══ SOURCE MATERIAL

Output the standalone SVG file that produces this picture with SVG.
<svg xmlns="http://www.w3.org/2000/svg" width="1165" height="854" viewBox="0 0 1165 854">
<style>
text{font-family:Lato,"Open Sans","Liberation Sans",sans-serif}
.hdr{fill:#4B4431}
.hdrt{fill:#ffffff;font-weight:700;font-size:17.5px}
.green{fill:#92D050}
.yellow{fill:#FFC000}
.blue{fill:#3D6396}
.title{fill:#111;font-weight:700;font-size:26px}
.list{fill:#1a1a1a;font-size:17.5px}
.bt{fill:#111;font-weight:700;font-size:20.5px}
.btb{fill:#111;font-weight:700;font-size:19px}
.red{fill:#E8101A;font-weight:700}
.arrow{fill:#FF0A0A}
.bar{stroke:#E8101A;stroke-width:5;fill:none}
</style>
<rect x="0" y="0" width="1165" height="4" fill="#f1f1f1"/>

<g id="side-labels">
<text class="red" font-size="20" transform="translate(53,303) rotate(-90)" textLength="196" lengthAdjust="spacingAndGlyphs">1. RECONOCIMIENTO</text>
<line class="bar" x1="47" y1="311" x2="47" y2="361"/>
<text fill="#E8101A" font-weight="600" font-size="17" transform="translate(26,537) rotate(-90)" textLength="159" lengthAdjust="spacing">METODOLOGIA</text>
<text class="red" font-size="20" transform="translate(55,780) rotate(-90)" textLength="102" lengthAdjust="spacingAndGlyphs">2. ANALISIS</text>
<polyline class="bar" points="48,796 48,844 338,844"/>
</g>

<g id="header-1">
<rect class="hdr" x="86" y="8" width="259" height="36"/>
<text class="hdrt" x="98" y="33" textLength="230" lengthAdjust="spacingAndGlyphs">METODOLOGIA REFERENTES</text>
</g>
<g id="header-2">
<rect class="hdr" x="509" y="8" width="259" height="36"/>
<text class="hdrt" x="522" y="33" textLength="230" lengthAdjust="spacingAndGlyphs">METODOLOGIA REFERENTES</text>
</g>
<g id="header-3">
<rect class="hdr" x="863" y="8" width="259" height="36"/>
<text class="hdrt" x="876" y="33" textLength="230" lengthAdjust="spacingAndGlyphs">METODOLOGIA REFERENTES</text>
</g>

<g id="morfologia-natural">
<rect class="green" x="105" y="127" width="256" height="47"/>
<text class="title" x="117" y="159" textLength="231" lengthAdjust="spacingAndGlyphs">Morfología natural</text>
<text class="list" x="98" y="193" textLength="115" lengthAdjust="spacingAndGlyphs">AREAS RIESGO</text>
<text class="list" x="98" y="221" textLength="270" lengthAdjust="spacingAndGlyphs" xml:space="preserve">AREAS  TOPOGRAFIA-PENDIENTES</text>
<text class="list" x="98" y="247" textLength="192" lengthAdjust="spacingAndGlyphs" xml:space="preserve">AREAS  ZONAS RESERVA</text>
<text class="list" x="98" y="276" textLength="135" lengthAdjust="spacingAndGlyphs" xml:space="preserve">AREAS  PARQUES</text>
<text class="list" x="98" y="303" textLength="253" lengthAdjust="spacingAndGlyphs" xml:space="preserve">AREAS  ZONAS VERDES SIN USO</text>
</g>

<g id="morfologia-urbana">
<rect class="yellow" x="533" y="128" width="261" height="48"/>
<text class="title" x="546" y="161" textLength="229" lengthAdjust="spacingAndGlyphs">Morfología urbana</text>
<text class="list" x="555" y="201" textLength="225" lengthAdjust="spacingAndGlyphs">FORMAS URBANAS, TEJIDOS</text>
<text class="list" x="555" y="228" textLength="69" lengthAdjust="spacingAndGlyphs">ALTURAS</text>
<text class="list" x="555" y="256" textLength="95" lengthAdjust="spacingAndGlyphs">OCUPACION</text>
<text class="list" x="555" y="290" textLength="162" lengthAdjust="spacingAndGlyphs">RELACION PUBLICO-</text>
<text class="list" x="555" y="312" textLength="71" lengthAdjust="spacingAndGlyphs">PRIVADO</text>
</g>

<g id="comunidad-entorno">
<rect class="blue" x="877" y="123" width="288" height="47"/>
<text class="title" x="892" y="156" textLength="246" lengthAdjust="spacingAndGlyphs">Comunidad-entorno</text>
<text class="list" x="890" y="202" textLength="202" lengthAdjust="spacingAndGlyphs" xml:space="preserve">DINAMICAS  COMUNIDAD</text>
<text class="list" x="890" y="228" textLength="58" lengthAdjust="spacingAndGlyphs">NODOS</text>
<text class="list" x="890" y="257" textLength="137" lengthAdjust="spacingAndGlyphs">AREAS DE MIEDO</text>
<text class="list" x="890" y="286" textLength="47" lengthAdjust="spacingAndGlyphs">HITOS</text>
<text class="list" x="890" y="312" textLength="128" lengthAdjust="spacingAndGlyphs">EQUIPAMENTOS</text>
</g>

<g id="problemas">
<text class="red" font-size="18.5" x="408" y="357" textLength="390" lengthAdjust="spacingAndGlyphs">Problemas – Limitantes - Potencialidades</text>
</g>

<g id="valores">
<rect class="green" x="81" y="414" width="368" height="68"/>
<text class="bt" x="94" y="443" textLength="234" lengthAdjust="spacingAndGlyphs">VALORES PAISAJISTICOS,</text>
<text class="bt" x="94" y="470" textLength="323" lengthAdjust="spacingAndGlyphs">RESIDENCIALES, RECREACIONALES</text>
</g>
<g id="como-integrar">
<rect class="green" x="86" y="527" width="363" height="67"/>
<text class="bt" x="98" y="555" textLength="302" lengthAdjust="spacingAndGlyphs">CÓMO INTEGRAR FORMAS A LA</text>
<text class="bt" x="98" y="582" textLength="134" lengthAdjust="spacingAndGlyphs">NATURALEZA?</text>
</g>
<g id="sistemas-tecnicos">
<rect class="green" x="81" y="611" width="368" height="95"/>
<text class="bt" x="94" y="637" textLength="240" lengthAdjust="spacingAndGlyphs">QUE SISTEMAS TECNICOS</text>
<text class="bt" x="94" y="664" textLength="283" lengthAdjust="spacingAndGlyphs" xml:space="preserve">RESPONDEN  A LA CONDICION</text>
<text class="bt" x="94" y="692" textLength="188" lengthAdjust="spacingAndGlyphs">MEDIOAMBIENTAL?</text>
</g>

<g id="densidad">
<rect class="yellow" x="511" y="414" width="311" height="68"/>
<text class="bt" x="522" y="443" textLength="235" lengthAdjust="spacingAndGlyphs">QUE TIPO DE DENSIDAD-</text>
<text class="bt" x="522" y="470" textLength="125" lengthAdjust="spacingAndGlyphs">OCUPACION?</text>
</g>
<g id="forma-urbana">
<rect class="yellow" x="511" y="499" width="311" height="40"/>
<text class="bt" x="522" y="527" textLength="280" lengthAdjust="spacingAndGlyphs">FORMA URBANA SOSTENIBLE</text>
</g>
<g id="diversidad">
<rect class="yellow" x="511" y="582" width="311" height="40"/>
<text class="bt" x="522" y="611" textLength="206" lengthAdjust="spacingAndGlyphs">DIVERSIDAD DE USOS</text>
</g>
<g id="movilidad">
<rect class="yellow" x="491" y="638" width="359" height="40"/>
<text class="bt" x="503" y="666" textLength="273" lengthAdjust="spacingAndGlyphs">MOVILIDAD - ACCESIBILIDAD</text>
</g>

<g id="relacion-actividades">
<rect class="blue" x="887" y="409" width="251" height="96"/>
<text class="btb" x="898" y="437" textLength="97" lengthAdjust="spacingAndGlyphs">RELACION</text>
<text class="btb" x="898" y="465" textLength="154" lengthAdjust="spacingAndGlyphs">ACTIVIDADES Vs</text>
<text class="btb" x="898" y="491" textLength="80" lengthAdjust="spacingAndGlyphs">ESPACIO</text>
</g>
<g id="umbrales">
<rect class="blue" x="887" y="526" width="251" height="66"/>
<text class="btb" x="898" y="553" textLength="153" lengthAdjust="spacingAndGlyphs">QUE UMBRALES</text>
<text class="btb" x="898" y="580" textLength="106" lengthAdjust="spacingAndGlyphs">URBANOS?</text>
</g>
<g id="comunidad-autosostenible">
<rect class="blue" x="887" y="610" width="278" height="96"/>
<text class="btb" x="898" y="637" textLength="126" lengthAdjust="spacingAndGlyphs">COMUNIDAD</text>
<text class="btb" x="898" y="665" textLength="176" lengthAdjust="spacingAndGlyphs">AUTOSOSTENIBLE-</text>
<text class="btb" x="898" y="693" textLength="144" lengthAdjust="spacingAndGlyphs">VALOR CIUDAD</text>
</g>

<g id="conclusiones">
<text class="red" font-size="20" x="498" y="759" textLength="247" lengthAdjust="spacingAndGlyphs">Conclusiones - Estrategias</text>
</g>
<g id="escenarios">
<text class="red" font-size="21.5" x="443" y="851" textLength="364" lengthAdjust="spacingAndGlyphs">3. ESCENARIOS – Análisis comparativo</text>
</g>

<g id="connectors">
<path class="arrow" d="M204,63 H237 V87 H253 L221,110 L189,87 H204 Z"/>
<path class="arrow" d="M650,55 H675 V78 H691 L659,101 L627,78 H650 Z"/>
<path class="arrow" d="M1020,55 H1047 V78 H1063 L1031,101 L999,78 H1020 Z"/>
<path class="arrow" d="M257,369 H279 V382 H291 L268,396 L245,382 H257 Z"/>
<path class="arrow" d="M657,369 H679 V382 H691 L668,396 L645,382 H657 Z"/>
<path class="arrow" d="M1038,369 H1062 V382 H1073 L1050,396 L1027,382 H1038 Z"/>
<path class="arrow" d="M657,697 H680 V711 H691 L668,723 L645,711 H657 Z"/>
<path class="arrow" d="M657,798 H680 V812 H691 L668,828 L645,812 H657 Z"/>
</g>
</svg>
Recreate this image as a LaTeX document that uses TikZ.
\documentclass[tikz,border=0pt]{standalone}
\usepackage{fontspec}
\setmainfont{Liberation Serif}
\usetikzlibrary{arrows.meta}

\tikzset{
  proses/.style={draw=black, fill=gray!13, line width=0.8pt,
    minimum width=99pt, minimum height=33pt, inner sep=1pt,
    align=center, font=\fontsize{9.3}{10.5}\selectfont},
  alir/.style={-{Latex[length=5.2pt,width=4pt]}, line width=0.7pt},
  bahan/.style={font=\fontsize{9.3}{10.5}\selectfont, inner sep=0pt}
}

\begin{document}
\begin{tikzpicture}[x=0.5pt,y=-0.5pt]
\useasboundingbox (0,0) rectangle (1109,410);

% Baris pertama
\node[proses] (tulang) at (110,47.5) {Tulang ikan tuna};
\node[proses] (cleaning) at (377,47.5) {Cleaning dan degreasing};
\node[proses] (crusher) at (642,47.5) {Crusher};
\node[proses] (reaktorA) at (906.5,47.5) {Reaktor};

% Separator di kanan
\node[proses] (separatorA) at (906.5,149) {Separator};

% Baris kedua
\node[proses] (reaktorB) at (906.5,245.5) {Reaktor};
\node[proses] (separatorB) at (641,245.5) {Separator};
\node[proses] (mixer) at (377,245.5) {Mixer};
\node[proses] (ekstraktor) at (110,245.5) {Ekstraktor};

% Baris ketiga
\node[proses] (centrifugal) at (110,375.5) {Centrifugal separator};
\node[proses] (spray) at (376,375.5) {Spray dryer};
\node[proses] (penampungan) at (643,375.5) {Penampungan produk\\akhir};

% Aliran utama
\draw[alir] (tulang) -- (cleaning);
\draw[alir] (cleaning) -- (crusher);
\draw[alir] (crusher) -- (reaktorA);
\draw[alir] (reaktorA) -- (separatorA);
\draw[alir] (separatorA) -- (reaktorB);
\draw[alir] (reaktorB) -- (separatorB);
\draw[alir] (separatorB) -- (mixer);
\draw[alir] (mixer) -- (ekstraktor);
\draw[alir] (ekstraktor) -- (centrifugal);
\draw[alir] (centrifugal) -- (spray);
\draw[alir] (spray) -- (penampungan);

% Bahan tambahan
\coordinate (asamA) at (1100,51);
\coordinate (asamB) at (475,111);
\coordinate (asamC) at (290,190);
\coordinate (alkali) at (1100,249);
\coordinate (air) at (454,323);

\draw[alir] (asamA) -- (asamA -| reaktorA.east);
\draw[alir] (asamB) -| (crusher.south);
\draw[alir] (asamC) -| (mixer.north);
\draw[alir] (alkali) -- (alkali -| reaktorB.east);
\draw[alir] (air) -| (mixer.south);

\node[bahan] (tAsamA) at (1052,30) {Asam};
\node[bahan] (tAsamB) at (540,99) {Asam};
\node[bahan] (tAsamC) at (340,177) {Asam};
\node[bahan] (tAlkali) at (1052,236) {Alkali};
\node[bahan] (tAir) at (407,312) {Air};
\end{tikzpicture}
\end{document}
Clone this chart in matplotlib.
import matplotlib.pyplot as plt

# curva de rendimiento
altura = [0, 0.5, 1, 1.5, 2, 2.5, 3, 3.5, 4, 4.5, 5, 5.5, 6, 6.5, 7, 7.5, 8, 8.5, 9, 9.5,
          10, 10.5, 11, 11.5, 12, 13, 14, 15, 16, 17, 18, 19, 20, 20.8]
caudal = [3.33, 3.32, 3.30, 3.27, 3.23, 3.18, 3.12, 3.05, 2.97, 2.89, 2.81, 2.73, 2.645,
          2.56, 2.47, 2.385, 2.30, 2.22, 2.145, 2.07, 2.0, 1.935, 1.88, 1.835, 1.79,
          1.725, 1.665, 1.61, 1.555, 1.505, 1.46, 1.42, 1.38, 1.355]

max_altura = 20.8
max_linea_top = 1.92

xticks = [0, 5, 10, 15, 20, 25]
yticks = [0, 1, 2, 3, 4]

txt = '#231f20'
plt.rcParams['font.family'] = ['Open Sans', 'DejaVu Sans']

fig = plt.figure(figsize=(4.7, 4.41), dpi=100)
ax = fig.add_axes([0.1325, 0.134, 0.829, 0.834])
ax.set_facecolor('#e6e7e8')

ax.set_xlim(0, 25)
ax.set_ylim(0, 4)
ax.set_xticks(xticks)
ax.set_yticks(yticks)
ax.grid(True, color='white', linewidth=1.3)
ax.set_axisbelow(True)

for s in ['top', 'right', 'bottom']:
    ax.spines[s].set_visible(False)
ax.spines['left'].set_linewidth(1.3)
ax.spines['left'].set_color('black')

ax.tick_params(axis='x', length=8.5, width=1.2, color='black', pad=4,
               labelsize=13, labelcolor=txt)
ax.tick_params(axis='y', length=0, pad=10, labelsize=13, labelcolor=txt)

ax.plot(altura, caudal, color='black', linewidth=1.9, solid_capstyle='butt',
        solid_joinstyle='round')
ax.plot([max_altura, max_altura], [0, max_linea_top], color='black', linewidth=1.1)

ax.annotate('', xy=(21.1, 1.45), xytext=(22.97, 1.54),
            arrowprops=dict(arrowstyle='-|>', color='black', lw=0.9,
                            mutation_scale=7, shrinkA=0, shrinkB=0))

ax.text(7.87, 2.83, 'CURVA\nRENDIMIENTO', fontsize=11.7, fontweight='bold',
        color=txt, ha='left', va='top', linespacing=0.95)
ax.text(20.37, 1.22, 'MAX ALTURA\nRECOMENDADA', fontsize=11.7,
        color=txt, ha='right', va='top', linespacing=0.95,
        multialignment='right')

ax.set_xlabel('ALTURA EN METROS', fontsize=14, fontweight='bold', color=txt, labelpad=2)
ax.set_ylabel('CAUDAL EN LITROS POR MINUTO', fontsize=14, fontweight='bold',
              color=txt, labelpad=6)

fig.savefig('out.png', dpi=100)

════

Everything from the line with "Recreate this image" through the line with "(0,0) rectangle (1109,410);", both ends included, should be repeated exactly; nothing else should appear.

ANSWER TO THE PROBLEM:
Recreate this image as a LaTeX document that uses TikZ.
\documentclass[tikz,border=0pt]{standalone}
\usepackage{fontspec}
\setmainfont{Liberation Serif}
\usetikzlibrary{arrows.meta}

\tikzset{
  proses/.style={draw=black, fill=gray!13, line width=0.8pt,
    minimum width=99pt, minimum height=33pt, inner sep=1pt,
    align=center, font=\fontsize{9.3}{10.5}\selectfont},
  alir/.style={-{Latex[length=5.2pt,width=4pt]}, line width=0.7pt},
  bahan/.style={font=\fontsize{9.3}{10.5}\selectfont, inner sep=0pt}
}

\begin{document}
\begin{tikzpicture}[x=0.5pt,y=-0.5pt]
\useasboundingbox (0,0) rectangle (1109,410);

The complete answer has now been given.